Thursday 27 June 2013

Standing in somebody else's shoes xxx.

When you see a parent carrying a 4 year old whilst pushing a pram with a 6 month old and holding a scooter balanced on their fingertips, instead of tutting that the 4 year old should be walking - Offer to carry the scooter, you don't know how tired the 4 year old is or how desperate the parent is to just get home.

When you see a frazzled parent counting their pennies because their toddler is demanding a drink AND chocolate, instead of commenting that they should learn to get what they're given - See if you can afford to help them buy the drink, you don't know how thirsty the toddler is and whether the chocolate was promised for walking instead of being carried or just because the parent didn't realise they had no money left and had left their bank card at home.

When you see a little girl running around with wild hair whose mother says she won't let her brush it, instead of commenting that YOUR child knows she has to do as she's told - Tell the mother it doesn't matter, it's not the end of the world, you haven't tried to get that particular child to have their hair brushed and you don't know how hard it might be.

When you see a Mama crying because their 4 year old child just plain won't budge and it's raining and their 9 year old is getting stressed and the baby is crying, instead of telling them it's their fault the children are like they are - Give the Mama a hug, give the 4 year old an incentive, tell the 9 year old they are doing a super job of looking after their baby brother, and offer to help them get home.

When somebody tells you they just can't work because their child just doesn't "do" childcare, instead of snapping that some people HAVE to make tough decisions - Believe them, not all children are the same, and they have probably worked with other children and DO know what it's like to juggle work, childcare and a house, quite possibly all by themselves without a partner, and even more likely feel guilty and like they have to justify themselves every single day.

When a Mama tells you they need some time out, a break, to feel less like a human climbing frame, instead of telling them that they should want to constantly be with their child otherwise they don't love them enough - Tell them that everybody feels that way sometimes, there's no need to feel guilty, and it's ok to need to feel un-mauled every now and again.

When you walk in a house where children live, instead of commenting on the mess - Be honest about how messy your own house is or how it would be if you had children, no cleaner, and hadn't slept in 4 years.
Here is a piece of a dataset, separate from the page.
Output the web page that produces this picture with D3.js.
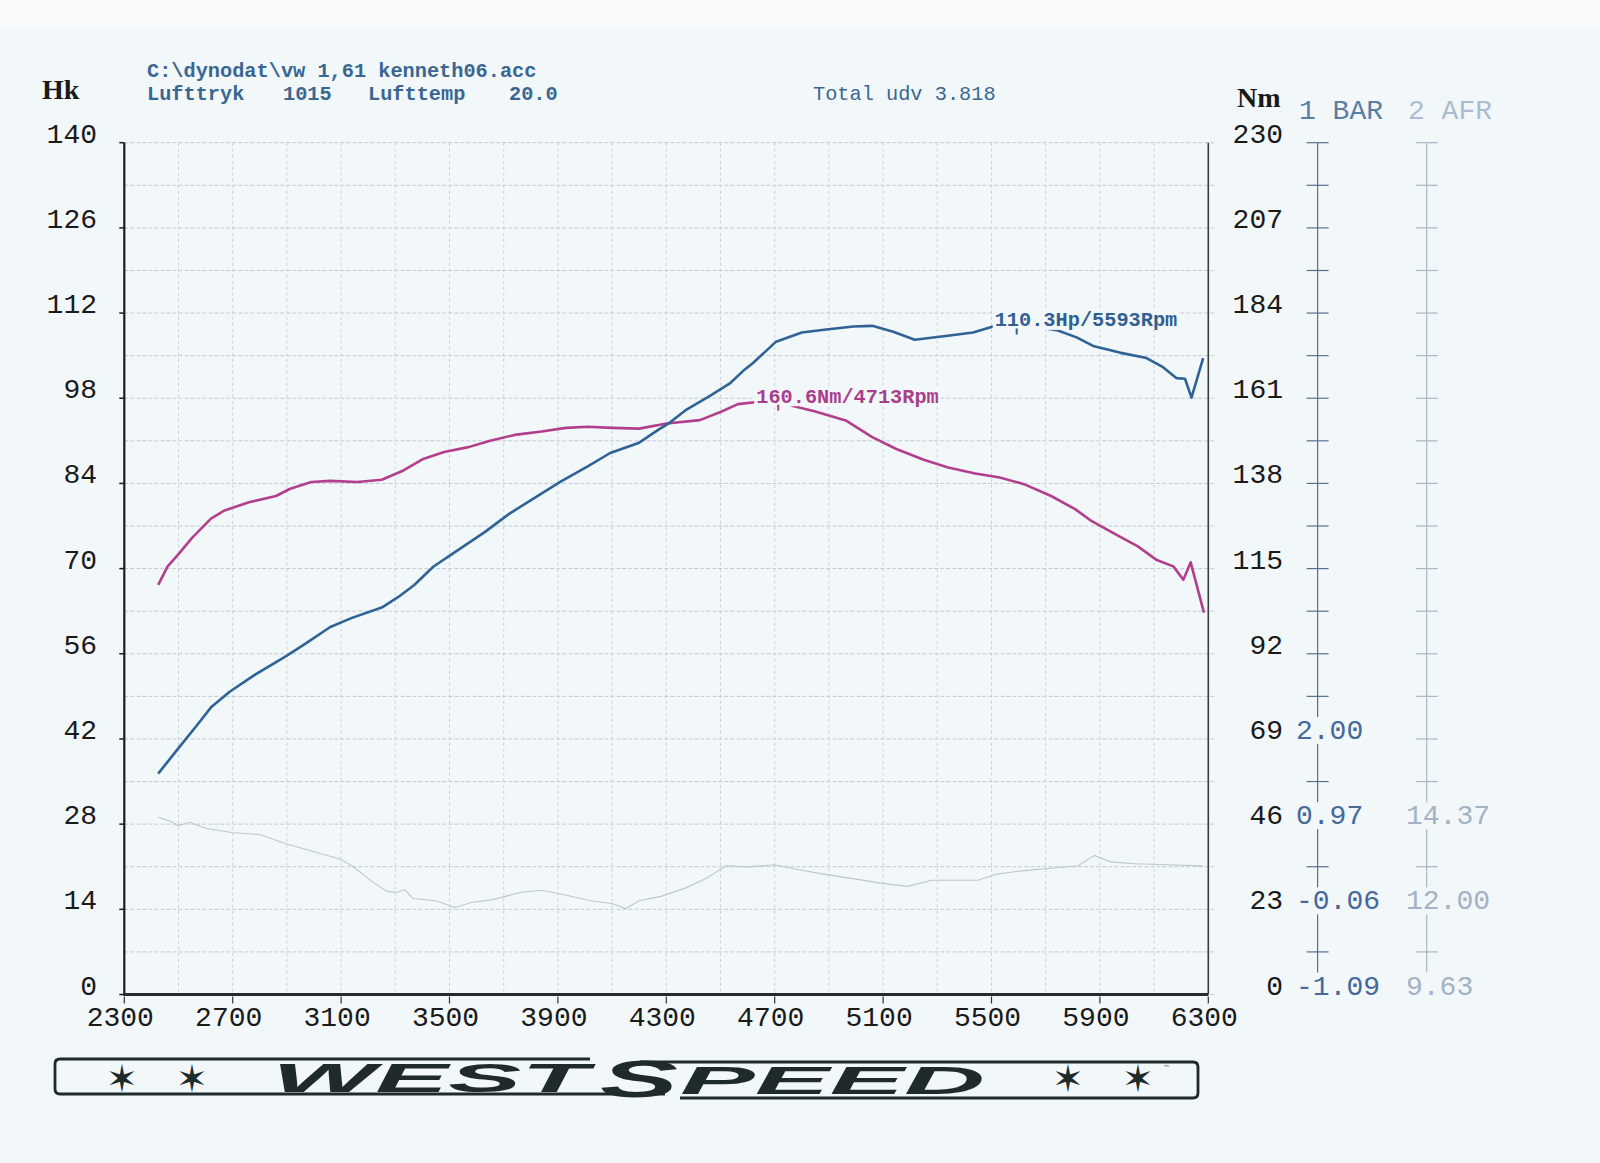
<!DOCTYPE html>
<html><head><meta charset="utf-8">
<script src="https://cdn.jsdelivr.net/npm/d3@7"></script>
<style>
html,body{margin:0;padding:0;background:#f1f6f8;}
svg{display:block;}
</style></head>
<body>
<svg id="chart" width="1600" height="1163"></svg>
<script>
// ---------- DATA ----------
const rpmTicks = [2300,2700,3100,3500,3900,4300,4700,5100,5500,5900,6300];
const hkTicks  = [0,14,28,42,56,70,84,98,112,126,140];
const nmTicks  = [0,23,46,69,92,115,138,161,184,207,230];
const barLabels = ["-1.09","-0.06","0.97","2.00"];
const afrLabels = ["9.63","12.00","14.37"];

const powerRpm = [2425,2500,2560,2620,2690,2780,2900,2970,3060,3140,3250,3310,3370,3440,3520,3630,3720,3820,3910,4010,4093,4200,4270,4313,4370,4461,4536,4584,4620,4705,4800,4890,4990,5060,5140,5217,5346,5432,5506,5593,5740,5814,5875,5973,6072,6133,6183,6214,6238,6281];
const powerHp  = [36.3,40.5,43.8,47.2,49.8,52.5,55.7,57.7,60.4,61.9,63.6,65.3,67.3,70.3,72.7,76.0,79.0,81.8,84.3,86.8,89.0,90.7,92.8,94.0,96.0,98.4,100.5,102.5,103.8,107.3,108.8,109.3,109.8,109.9,108.9,107.6,108.3,108.8,109.8,110.3,109.2,108.0,106.6,105.5,104.6,103.1,101.3,101.2,98.1,104.6];

const torqueRpm = [2425,2460,2500,2550,2620,2670,2760,2860,2910,2990,3060,3160,3250,3330,3400,3480,3570,3650,3740,3840,3930,4010,4100,4200,4301,4424,4500,4564,4713,4768,4850,4965,5060,5149,5250,5340,5440,5530,5620,5720,5810,5870,5960,6040,6110,6171,6208,6235,6284];
const torqueNm  = [110.6,115.6,118.9,123.3,128.5,130.7,132.9,134.6,136.5,138.4,138.7,138.4,139.0,141.5,144.5,146.5,147.8,149.5,151.1,152.0,153.0,153.3,153.0,152.8,154.2,155.1,157.3,159.4,160.6,158.9,157.4,154.9,150.5,147.3,144.4,142.3,140.7,139.6,137.8,134.6,131.0,127.8,124.2,121.0,117.3,115.6,112.0,116.7,103.1];

const afrRpm = [2425,2470,2499,2542,2603,2702,2800,2899,2997,3095,3144,3218,3270,3305,3335,3365,3450,3520,3580,3660,3760,3840,3920,4020,4100,4150,4200,4280,4370,4450,4520,4600,4700,4790,4880,5000,5090,5190,5280,5380,5450,5520,5610,5730,5820,5880,5940,6030,6150,6280];
const afrVal = [14.56,14.45,14.33,14.42,14.25,14.13,14.08,13.82,13.61,13.40,13.19,12.75,12.50,12.47,12.55,12.30,12.24,12.05,12.19,12.27,12.47,12.53,12.41,12.24,12.16,12.02,12.24,12.36,12.59,12.87,13.21,13.18,13.24,13.10,12.98,12.84,12.73,12.64,12.81,12.81,12.81,12.98,13.07,13.15,13.21,13.50,13.32,13.27,13.24,13.21];

const peakPower = {rpm:5593, val:110.3, label:"110.3Hp/5593Rpm"};
const peakTorque = {rpm:4713, val:160.6, label:"160.6Nm/4713Rpm"};

// ---------- LAYOUT ----------
const BG = "#f2f7f9";
const L = 124.3, R = 1208.3, T = 142.7, B = 994.5;
const svg = d3.select("#chart");
svg.append("rect").attr("width",1600).attr("height",1163).attr("fill",BG);
svg.append("rect").attr("width",1600).attr("height",29).attr("fill","#f7f9fa");

const x = d3.scaleLinear().domain([2300,6300]).range([L,R]);
const yHk = d3.scaleLinear().domain([0,140]).range([B,T]);
const yNm = d3.scaleLinear().domain([0,230]).range([B,T]);
const yAfr = d3.scaleLinear().domain([9.63, 9.63+10*2.37]).range([B,T]);

const mono = "'Liberation Mono', 'DejaVu Sans Mono', monospace";

// ---------- GRID ----------
const grid = svg.append("g");
grid.selectAll("line.h").data(d3.range(0,141,7)).join("line")
  .attr("x1",L).attr("x2",R+7).attr("y1",d=>yHk(d)).attr("y2",d=>yHk(d))
  .attr("stroke","#c2cbd2").attr("stroke-width",1).attr("stroke-dasharray","4,2");
grid.selectAll("line.v").data(d3.range(2500,6300,200)).join("line")
  .attr("x1",d=>x(d)).attr("x2",d=>x(d)).attr("y1",T).attr("y2",B)
  .attr("stroke","#cad2d8").attr("stroke-width",1).attr("stroke-dasharray","3,3");

// ---------- CURVES ----------
const line = d3.line().curve(d3.curveLinear);
svg.append("path")
  .attr("d", line(afrRpm.map((r,i)=>[x(r), yAfr(afrVal[i])])))
  .attr("fill","none").attr("stroke","#bcc6d3").attr("stroke-width",1.1);
svg.append("path")
  .attr("d", line(torqueRpm.map((r,i)=>[x(r), yNm(torqueNm[i])])))
  .attr("fill","none").attr("stroke","#b23f8d").attr("stroke-width",2.6).attr("stroke-linejoin","round");
svg.append("path")
  .attr("d", line(powerRpm.map((r,i)=>[x(r), yHk(powerHp[i])])))
  .attr("fill","none").attr("stroke","#2f6395").attr("stroke-width",2.6).attr("stroke-linejoin","round");

// ---------- PEAK LABELS ----------
function peakLabel(p, yScale, color){
  const px = x(p.rpm), py = yScale(p.val);
  const g = svg.append("g");
  const tx = px - 22, base = py + 3;
  g.append("rect").attr("x",tx-2).attr("y",base-16).attr("width",186).attr("height",19.5).attr("fill",BG);
  g.append("text").attr("x",tx).attr("y",base)
    .attr("font-family",mono).attr("font-weight","bold").attr("font-size",20.3)
    .attr("fill",color).text(p.label);
  g.append("line").attr("x1",px).attr("x2",px).attr("y1",base+2).attr("y2",base+8)
    .attr("stroke",color).attr("stroke-width",2);
}
peakLabel(peakPower, yHk, "#2f6090");
peakLabel(peakTorque, yNm, "#a83f8b");

// ---------- AXES ----------
svg.append("line").attr("x1",L).attr("x2",L).attr("y1",T).attr("y2",B).attr("stroke","#1c1c1c").attr("stroke-width",2.2);
svg.selectAll("line.lt").data(hkTicks).join("line")
  .attr("x1",L-5).attr("x2",L).attr("y1",d=>yHk(d)).attr("y2",d=>yHk(d)).attr("stroke","#1c1c1c").attr("stroke-width",1.5);
svg.selectAll("text.hk").data(hkTicks).join("text")
  .attr("x",97).attr("y",d=>yHk(d)).attr("text-anchor","end")
  .attr("font-family",mono).attr("font-size",28).attr("fill","#1a1a1a").text(d=>d);
svg.append("line").attr("x1",R).attr("x2",R).attr("y1",T).attr("y2",B).attr("stroke","#3a3a3a").attr("stroke-width",1.6);
svg.append("line").attr("x1",L-1).attr("x2",R).attr("y1",B).attr("y2",B).attr("stroke","#2a2a2a").attr("stroke-width",3.2);
svg.selectAll("line.bt").data(rpmTicks).join("line")
  .attr("x1",d=>x(d)).attr("x2",d=>x(d)).attr("y1",B+2).attr("y2",B+9).attr("stroke","#333").attr("stroke-width",1.2);
svg.selectAll("text.rpm").data(rpmTicks).join("text")
  .attr("x",d=>x(d)-4).attr("y",1026).attr("text-anchor","middle")
  .attr("font-family",mono).attr("font-size",28).attr("fill","#1a1a1a").text(d=>d);
svg.selectAll("text.nm").data(nmTicks).join("text")
  .attr("x",1283).attr("y",d=>yNm(d)).attr("text-anchor","end")
  .attr("font-family",mono).attr("font-size",28).attr("fill","#1a1a1a").text(d=>d);

function sideAxis(ax, color, labels, lcolor, lx){
  const g = svg.append("g");
  g.append("line").attr("x1",ax).attr("x2",ax).attr("y1",T).attr("y2",B-4).attr("stroke",color).attr("stroke-width",1.2);
  g.selectAll("line.tk").data(d3.range(0,231,11.5)).join("line")
    .attr("x1",ax-11).attr("x2",ax+11).attr("y1",d=>yNm(d)).attr("y2",d=>yNm(d))
    .attr("stroke",color).attr("stroke-width",1.2);
  const lg = g.selectAll("g.lab").data(labels).join("g");
  lg.append("rect").attr("x",lx-4).attr("y",(d,i)=>yNm(nmTicks[i])-22).attr("width",d=>d.length*16.8+6).attr("height",27).attr("fill",BG);
  lg.append("text").attr("x",lx).attr("y",(d,i)=>yNm(nmTicks[i]))
    .attr("font-family",mono).attr("font-size",28).attr("fill",lcolor).text(d=>d);
}
sideAxis(1317.6, "#55708e", barLabels, "#45699a", 1296);
sideAxis(1426.7, "#a9b7c6", afrLabels, "#a2b3c6", 1406);

svg.append("text").attr("x",1299).attr("y",119).attr("font-family",mono).attr("font-size",28).attr("fill","#5a7ea6").text("1 BAR");
svg.append("text").attr("x",1408).attr("y",119).attr("font-family",mono).attr("font-size",28).attr("fill","#a9bcd0").text("2 AFR");
svg.append("text").attr("x",42).attr("y",99).attr("font-family","'Liberation Serif', serif").attr("font-weight","bold").attr("font-size",28).attr("fill","#1a1a1a").text("Hk");
svg.append("text").attr("x",1237).attr("y",107).attr("font-family","'Liberation Serif', serif").attr("font-weight","bold").attr("font-size",28).attr("fill","#1a1a1a").text("Nm");

function htext(tx,ty,s,w){
  svg.append("text").attr("x",tx).attr("y",ty).attr("font-family",mono).attr("font-weight",w||"bold")
    .attr("font-size",20.3).attr("fill","#3a6791").text(s);
}
htext(147,77,"C:\\dynodat\\vw 1,61 kenneth06.acc");
htext(147,100,"Lufttryk");
htext(283,100,"1015");
htext(368,100,"Lufttemp");
htext(509,100,"20.0");
htext(813,100,"Total udv 3.818","normal");

// ---------- LOGO ----------
const logo = svg.append("g").attr("fill","none").attr("stroke","#1f2a2a").attr("stroke-width",2.8);
logo.append("path").attr("d","M590,1059 L60,1059 Q55,1059 55,1064 L55,1089 Q55,1094 60,1094 L665,1094");
logo.append("path").attr("d","M640,1062 L1193,1062 Q1198,1062 1198,1067 L1198,1093 Q1198,1098 1193,1098 L680,1098");
const lt = svg.append("g").attr("fill","#1f2a2a");
lt.append("text").attr("x",272).attr("y",1092).attr("font-family","'Liberation Sans', sans-serif").attr("font-weight","bold").attr("font-style","italic")
  .attr("font-size",40).attr("textLength",316).attr("lengthAdjust","spacingAndGlyphs").text("WEST");
lt.append("text").attr("x",600).attr("y",1097).attr("font-family","'Liberation Sans', sans-serif").attr("font-weight","bold").attr("font-style","italic")
  .attr("font-size",52).attr("textLength",78).attr("lengthAdjust","spacingAndGlyphs").text("S");
lt.append("text").attr("x",680).attr("y",1094).attr("font-family","'Liberation Sans', sans-serif").attr("font-weight","bold").attr("font-style","italic")
  .attr("font-size",38).attr("textLength",305).attr("lengthAdjust","spacingAndGlyphs").text("PEED");
[122,192,1068,1138].forEach(sx=>{
  lt.append("text").attr("x",sx).attr("y",1092).attr("text-anchor","middle").attr("font-family","'DejaVu Sans'").attr("font-size",38).text("\u2736");
});
lt.append("text").attr("x",1163).attr("y",1070).attr("font-family","'DejaVu Sans'").attr("font-size",7).attr("fill","#666").text("\u2122");
</script>
</body></html>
If there is only one untidy room, do NOT focus on that one room, even jokingly.

Most of all, when you see a parent struggling, instead of judging, see what you can do to help. There are enough people in this world judging parents without us turning on each other. There is no such thing as a perfect parent - if you know you are doing it wrong, then at least you care enough to be bothered about whether or not you are doing it right........and as we tell our children, the most important thing is that you try your best, because sometimes, that just has to be good enough.